Jack Preston: Yes, I think, look, when you look at the sequential just change in our absolute sales. So, when we went from revenue in Q2 of $992 million and gross margin of 52.8% million and going to $869 million in Q3 and 49.7%. As Gary mentioned, a lot of that is occupancy deleverage. So, — and if you think about Q4, there’s a further sequential decline, right? Q4 is a smaller quarter for us. So, at the midpoint of the guide, we’re at $789 million. So, if you do — if you just — we were not guiding gross margin, but if you do sort of like similar sort of math and transposition of numbers going from Q3 to Q4, as you did from Q2 to Q3, you’d naturally see a gross margin decline built into that because, again, the absolute sales are lower than Q3. So, it’s just math. I mean, directionally, probably 100 basis points-ish, but again, we’re not officially guiding gross margin. It’s just a correctional number.

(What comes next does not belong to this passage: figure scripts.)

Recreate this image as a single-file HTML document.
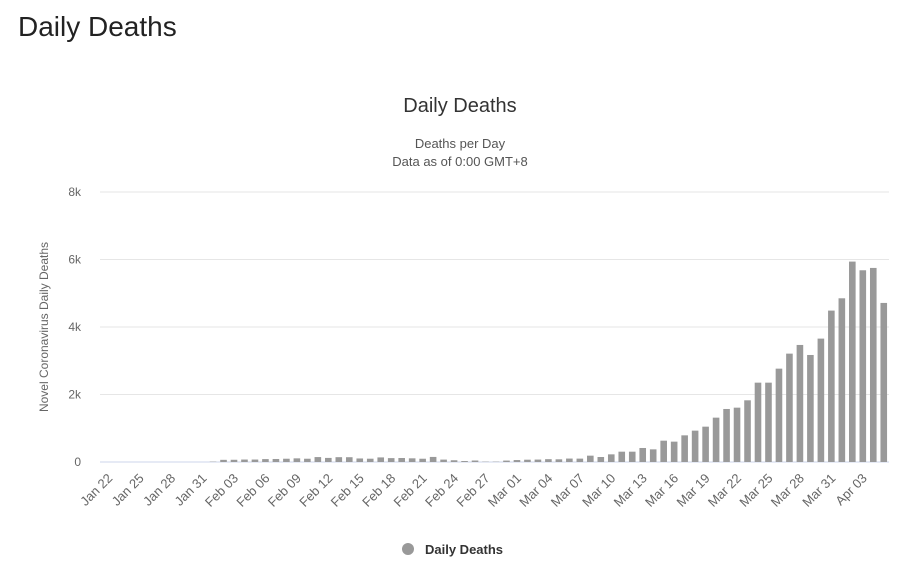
<!DOCTYPE html>
<html><head><meta charset="utf-8"><style>
body{margin:0;background:#fff;font-family:"Liberation Sans",sans-serif;}
#page-title{position:absolute;left:18px;top:11px;font-size:28px;color:#222;margin:0;font-weight:normal}
</style></head><body>
<h1 id="page-title">Daily Deaths</h1>
<svg id="chart" width="900" height="571" style="position:absolute;left:0;top:0"></svg>
<script>
const categories=[];
(function(){const m=["Jan","Feb","Mar","Apr"];const d0=new Date(2020,0,22);for(let i=0;i<75;i++){const d=new Date(d0.getTime()+i*86400000);categories.push(m[d.getMonth()]+" "+String(d.getDate()).padStart(2,"0"));}})();
const deaths=[0,0,0,0,0,0,0,0,0,0,10,64,66,73,73,86,89,97,108,97,146,121,143,142,105,98,136,115,118,109,97,150,71,52,29,44,10,10,42,58,68,72,84,80,102,100,188,148,227,306,306,415,375,632,603,790,929,1047,1314,1571,1610,1828,2351,2351,2766,3211,3468,3171,3656,4486,4851,5938,5681,5750,4713];
const yTicks=[0,2000,4000,6000,8000];
const yTickLabels=["0","2k","4k","6k","8k"];
const NS="http://www.w3.org/2000/svg";
const svg=document.getElementById("chart");
const L=103,R=889,T=192,B=462,yMax=8000;
const bw=(R-L)/categories.length;
const y=v=>B-(v/yMax)*(B-T);
const x=i=>L+i*bw+bw/2;
function mk(t,a,txt){const e=document.createElementNS(NS,t);for(const k in a)e.setAttribute(k,a[k]);if(txt!=null)e.textContent=txt;svg.appendChild(e);return e;}
let e;
e=mk("text",{x:460,y:112,"text-anchor":"middle","font-size":20,fill:"#333"},"Daily Deaths");


e=mk("text",{x:460,y:148,"text-anchor":"middle","font-size":13,fill:"#555"},"Deaths per Day");


e=mk("text",{x:460,y:166,"text-anchor":"middle","font-size":13,fill:"#555"},"Data as of 0:00 GMT+8");


yTicks.forEach((v,i)=>{
 e=mk("line",{x1:100,x2:R,y1:y(v),y2:y(v),stroke:i==0?"#ccd6eb":"#e6e6e6","stroke-width":1});
 
 
 e=mk("text",{x:81,y:y(v)+4,"text-anchor":"end","font-size":12,fill:"#666"},yTickLabels[i]);
 
 
});
e=mk("text",{x:0,y:0,"text-anchor":"middle","font-size":12,fill:"#666",transform:"translate(48,327) rotate(-90)"},"Novel Coronavirus Daily Deaths");


deaths.forEach((v,i)=>{
 const h=B-y(v);
 e=mk("rect",{x:x(i)-3.3,y:y(v),width:6.6,height:h,fill:"#999"});
 
 
});
categories.forEach((c,i)=>{
 if(i%3!==0)return;
 e=mk("text",{x:0,y:0,"text-anchor":"end","font-size":13,fill:"#666",transform:`translate(${x(i)+5},${B+17}) rotate(-45)`},c);
 
 
});
e=mk("circle",{cx:408,cy:549,r:6,fill:"#999"});


e=mk("text",{x:425,y:554,"font-size":13,"font-weight":"bold",fill:"#333"},"Daily Deaths");


</script>
</body></html>
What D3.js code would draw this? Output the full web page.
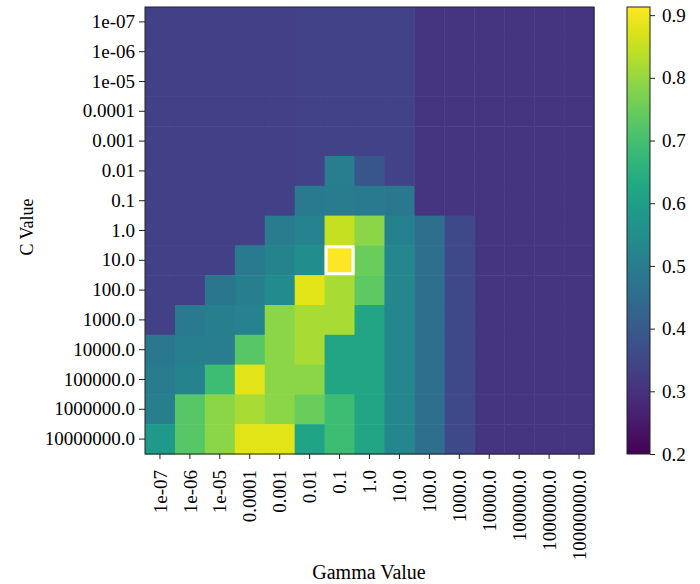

Gary Friedman: Yes, I would just say, look, if you look at the housing industry and track the housing industry and if you track the performance of home furnishings retailers against past housing downturns, that would tell you things are going to get worse before they get better here. The housing industry is in a free fall. I think the National Association of Realtors just reported that housing demand was down 37% in October. We’ve never — at least in my lifetime, I’ve never seen interest rates rise so quickly. I don’t think anybody on the phone has either and the impact on the housing market, especially when you look at it versus the housing market that was overinflated and run up by COVID, you’re going to have some wild swings here.
And it’s happening first to the luxury market. If you look at the numbers and if you track the last, yes, nine months or the reporting on Redfin, I think it started — the luxury housing market started going down in the Q4 last year. And the luxury housing market went up faster and higher, and the luxury housing market is going to go down faster and lower. And that’s just an outcome. And so the question is, there’s going to be people that rode it up and they’re going to try to stay up and they’re going to promote their business, and I think they’re going to break their models. And next thing you know, you got to send out 1,000 e-mails to let next year, too, and you’re just going to what I call the downward spiral. We’re in the dish. And so we’ve kind of expected from the beginning that this COVID lift wasn’t anything that we manufactured.
And generally, when that happens, those kind of things go up and then they go down. And you try to stay focused on the long-term. But we’re not going to try to break our model to try to and promote the business in a period. I mean, we — we have people that are in our industry right now that has some pretty good sales. Their whole website is 30% to 40% off. If I put our whole website, 30% to 40% off, we changed the sales trend by 50 points. Problem is you’re just going to have a much less productive business, because doing more volume and lower margins and all that volume also creates costs that are inefficient through a model. I’ve already run companies like that. So yes, we have a different model. Someone asked me the other day, ‘Hey, what if you’re wrong on your long-term view?